I once overheard a fellow homeschooling mom explain that she enrolled her daughter in as many activities as humanly possible, whether the daughter liked it or not, because she felt that extracurricular activities would help her daughter become a successful adult. The mother was convinced that her own lack of involvement in sports and other activities as a child had caused most of her adult failings.
Wow. This extracurricular activity stuff is, apparently, quite serious.
Maybe Johnny’s wanting to stay home and dig around in the dirt rather than play little league clearly indicates that he is doomed for a life of mediocrity and social ostracism. Maybe Suzy’s assertion that she has no interest in softball means that she’s lazy and won’t ever get into college.
Or perhaps our 21st century adult anxieties have the potential to hijack our children’s lives and schedules. When is a soccer ball not just a soccer ball? When parents view it not as a source of fun but as a tool for allaying their fears about their child’s popularity and future, that’s when.
We homeschoolers may be especially susceptible to the tendency to push our kids into lessons or activities that they don’t really enjoy or find meaningful.
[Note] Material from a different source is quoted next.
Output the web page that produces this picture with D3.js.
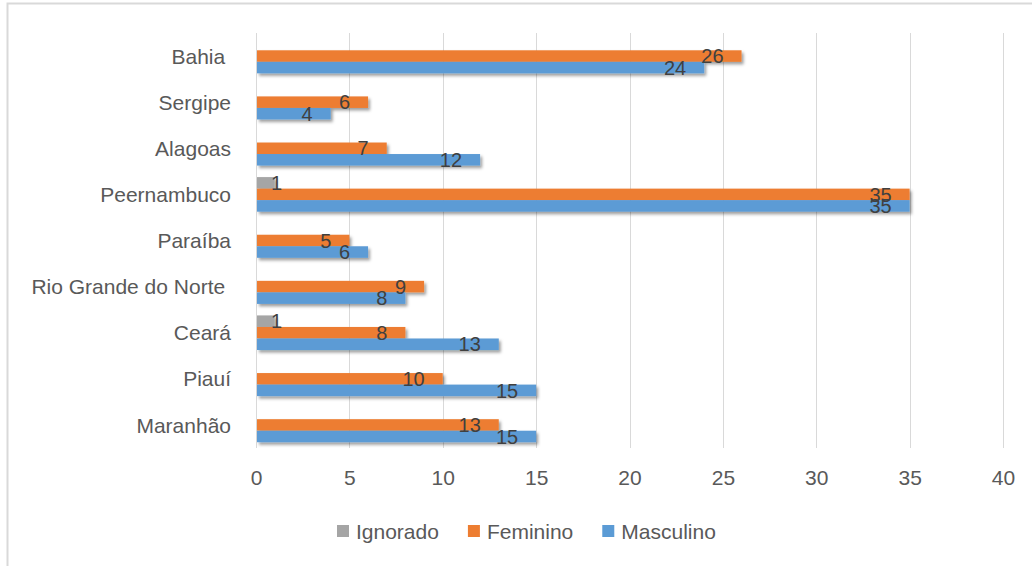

We may fear we’ve already made our kids a bit weird by homeschooling them in the first place, so we need them to play some normal, all-American sports to even things out, right?
Also, sports and other activities can help us to feel that we are giving our kids opportunities for socialization. However, as I’ve noticed from observing some of my own children’s activities, kids often have little time for developing meaningful friendships when they are in a highly structured, adult-led environment such as a gymnastics lesson or karate class.
Informal play at the park or casual meetings with other families are often much better ways to let our kids spread their social wings.
A few years ago, I became convinced that I was failing as a parent because my kids were not enrolled in any sports-type activities. Much like their (admittedly) non-sporty mom, my kids showed little interest in team sports. As a compromise, we settled on ballet lessons.
The kids liked their instructor, but the required recitals proved nightmarish for everyone in the family. I know that many children love ballet and greatly enjoy performing, but to my kids, the recitals seemed like a dog and pony show they had to perform just to make adults happy.
We stopped the lessons after a year. I realized that my insecurities about providing the perfect childhood, not my kids’ interests, had been the motivating factor for beginning lessons in the first place.
Team sports and other activities can be wonderfully fun for kids and their families, but we do need to make sure that we’re following our children’s lead and not pushing them into things we feel they “should” enjoy.
We need to trust our children to discover activities of their own choosing and to tolerate a little boredom. As Peter Gray asserts in his book Free To Learn, free play is essential for self mastery and self discovery. Keeping kids too busy with structured activities can rob them of the freedom they need to fully develop as human beings.
A child who chooses to climb trees or draw is not missing out; they are enjoying the precious freedom of childhood where the self and personality have room to blossom and grow.
As for our little family, in addition to plenty of free play and family time, we’ve finally settled on lessons and activities that suit our kids’ unique interests and personalities. We’ve had great success with art classes, swimming lessons, and volunteer opportunities at church and at our local animal shelter.
I’ve learned to embrace our family’s preferences and passions and to ditch the impulse to enroll the kids in more conventional activities that just aren’t right for them.
It looks like I’ll never be a soccer mom, and that’s perfectly fine by me. My kids are happy, thriving, and having fun. So, goal!